What Is a Power of Attorney?
A power of attorney (POA) is a legal document in which one person (called the principal) grants another person (called the agent or attorney-in-fact) the authority to act on their behalf. The agent can be authorized to make financial decisions, sign legal documents, manage property, and handle other affairs as specified in the document.
A power of attorney is a cornerstone of estate planning precisely because unexpected events — illness, accidents, or cognitive decline — can leave you unable to manage your own affairs. Without a POA in place, family members may have to go to court to obtain guardianship or conservatorship, a process that is expensive, time-consuming, and stressful during an already difficult time.
Types of Power of Attorney
There are several distinct types of POA, each serving different purposes:
- General power of attorney: Grants broad authority to the agent to handle a wide range of financial and legal matters on your behalf. This type typically becomes void if the principal becomes incapacitated, which limits its usefulness for long-term planning.
- Durable power of attorney: Like a general POA but includes language that keeps it in effect even if the principal becomes mentally incapacitated. This is the most commonly recommended type for estate planning purposes because it ensures someone can manage your affairs if you are unable to do so yourself.
- Limited (or special) power of attorney: Restricts the agent's authority to a specific task or time period. For example, you might grant a limited POA allowing someone to sell your car while you are out of the country.
- Springing power of attorney: Only becomes effective when a specific triggering event occurs, typically the incapacity of the principal as certified by a physician. While the delayed activation sounds protective, it can create logistical delays when the POA is urgently needed.
- Healthcare power of attorney: Specifically grants the agent authority to make medical decisions on your behalf if you cannot make them yourself. This is a separate document from a financial POA and is sometimes called a healthcare proxy or medical power of attorney.
What Can an Agent Do Under a Power of Attorney?
The scope of authority granted depends on how the document is drafted, but a durable financial POA can typically allow the agent to:
- Manage bank accounts and make deposits or withdrawals
- Pay bills and manage debts
- File tax returns
- Manage investments and retirement accounts
- Buy or sell real estate
- Apply for government benefits such as Social Security or Medicaid
- Manage a business
A well-drafted POA will specifically list the powers granted.

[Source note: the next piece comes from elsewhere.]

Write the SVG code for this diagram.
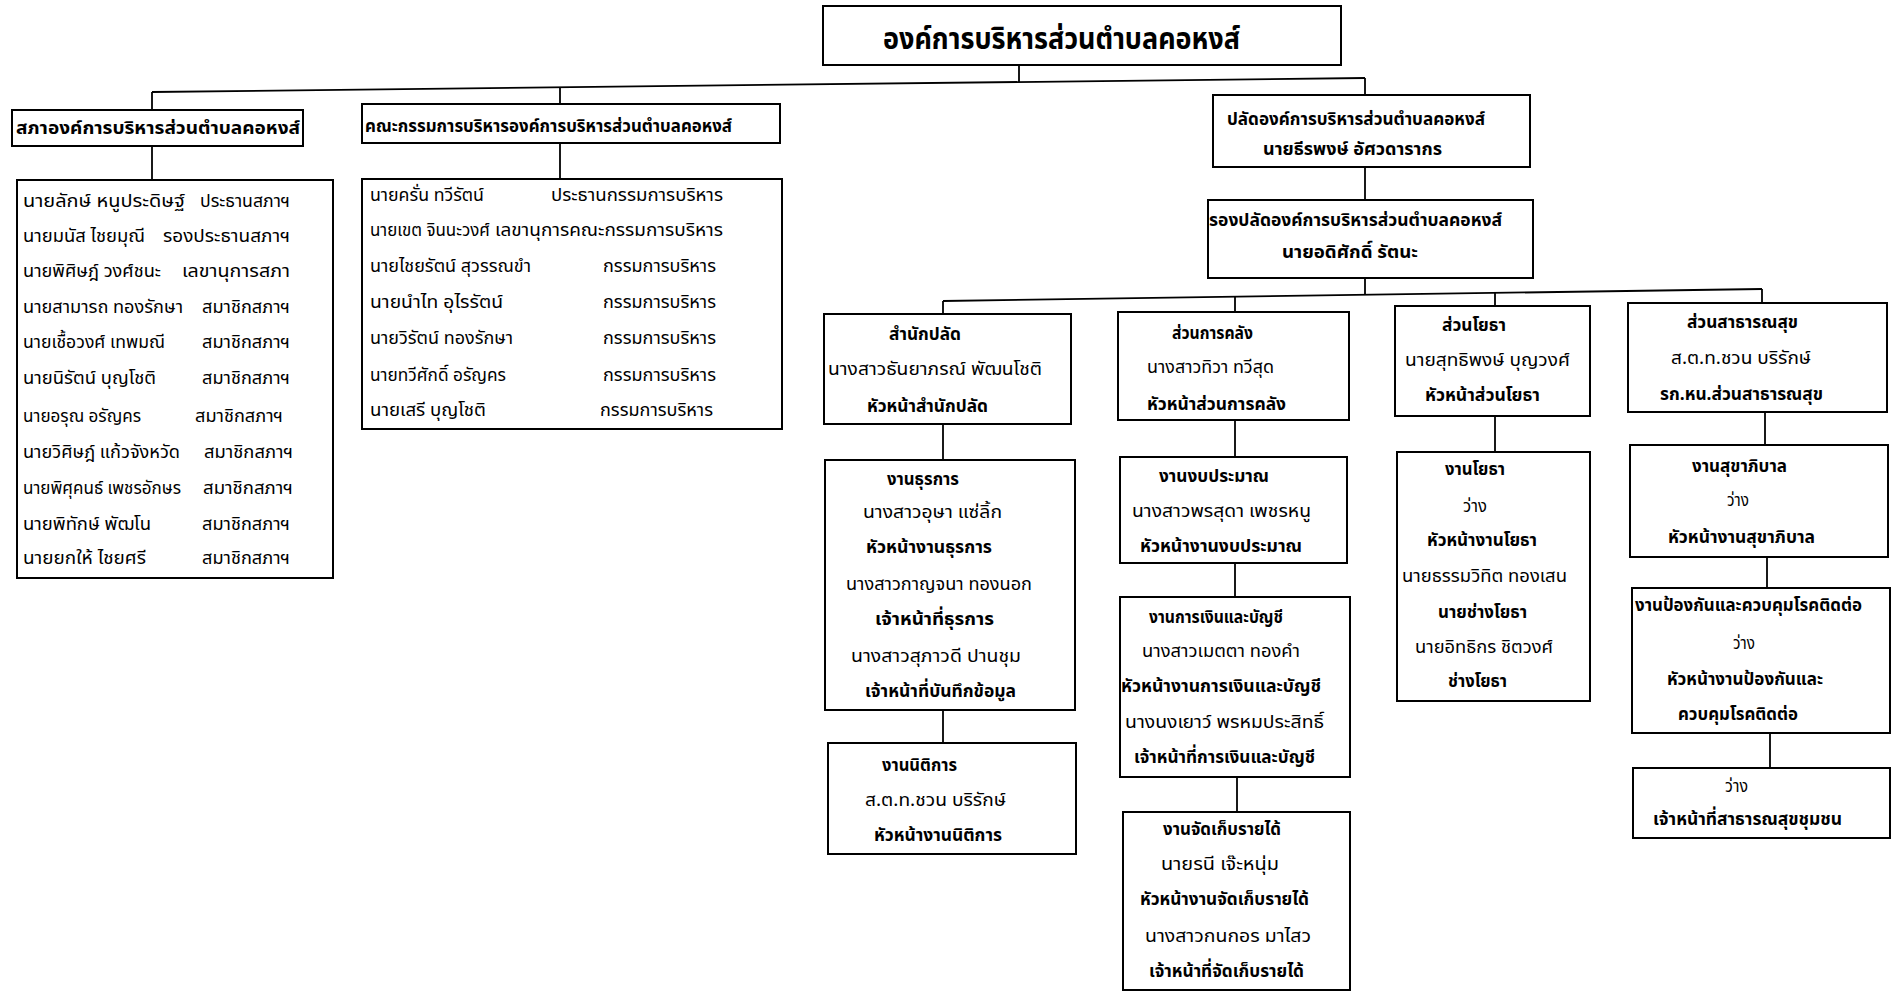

Vague or overly broad documents can create problems, while documents that are too narrow may leave critical gaps.
What an Agent Cannot Do
An agent under a POA has important limitations, including:
- Cannot make decisions after the principal's death (the POA ends at death; the executor of the will takes over)
- Cannot change the principal's will or beneficiary designations (unless specifically authorized)
- Cannot act in their own self-interest at the principal's expense — agents have a fiduciary duty to act in the principal's best interest
- Cannot make gifts to themselves without explicit authorization in the document
Choosing the Right Agent
Selecting an agent is one of the most consequential decisions you will make in your estate plan. Your agent must be:
- Someone you trust completely with your finances and personal affairs
- Financially responsible and organized
- Willing and available to serve in the role
- A legal adult (18 or older in most states)
It's common to name a primary agent and a successor agent in case the primary is unable or unwilling to serve. This might be a spouse as primary and an adult child as successor, for example.
How to Create a Power of Attorney
Creating a POA typically requires:
- Choosing the type of POA you need (durable financial and healthcare are recommended for most people)
- Selecting your agent and successor agent
- Drafting the document — you can use an estate planning attorney, online legal services like LegalZoom, or state-provided forms (many states provide free POA templates)
- Signing the document in front of witnesses and/or a notary public, as required by your state's laws
- Providing copies to your agent, financial institutions, doctors, and anyone else who may need to work with it
When Does a Power of Attorney End?
A POA can end in several ways: the principal dies, the principal revokes it in writing, the purpose of a limited POA is completed, or a court invalidates it. A durable POA survives incapacity but does not survive death. Once the principal dies, the executor of the will manages the estate, not the agent under the POA.
Frequently Asked Questions
What is the difference between a durable and general power of attorney?
A general power of attorney becomes void if the principal becomes incapacitated. A durable power of attorney remains in effect through incapacity, making it far more useful for estate planning.
Can a power of attorney be used after death?
No. A power of attorney ends automatically when the principal dies. After death, the executor named in the will (or appointed by the court) manages the estate.
Do I need a lawyer to create a power of attorney?
A lawyer is not required, but it is highly recommended, especially for a durable financial POA. Many states also provide free forms. At minimum, the document must be properly signed, witnessed, and notarized per your state's requirements.
Can I revoke a power of attorney?
Yes. As long as you are mentally competent, you can revoke a POA at any time by creating and delivering a written revocation to your agent and any third parties who have been working with them.
What happens if I become incapacitated without a power of attorney?
Without a durable POA, a court must appoint a guardian or conservator to manage your affairs, which is a costly and time-consuming legal process that your family must initiate during an already stressful time.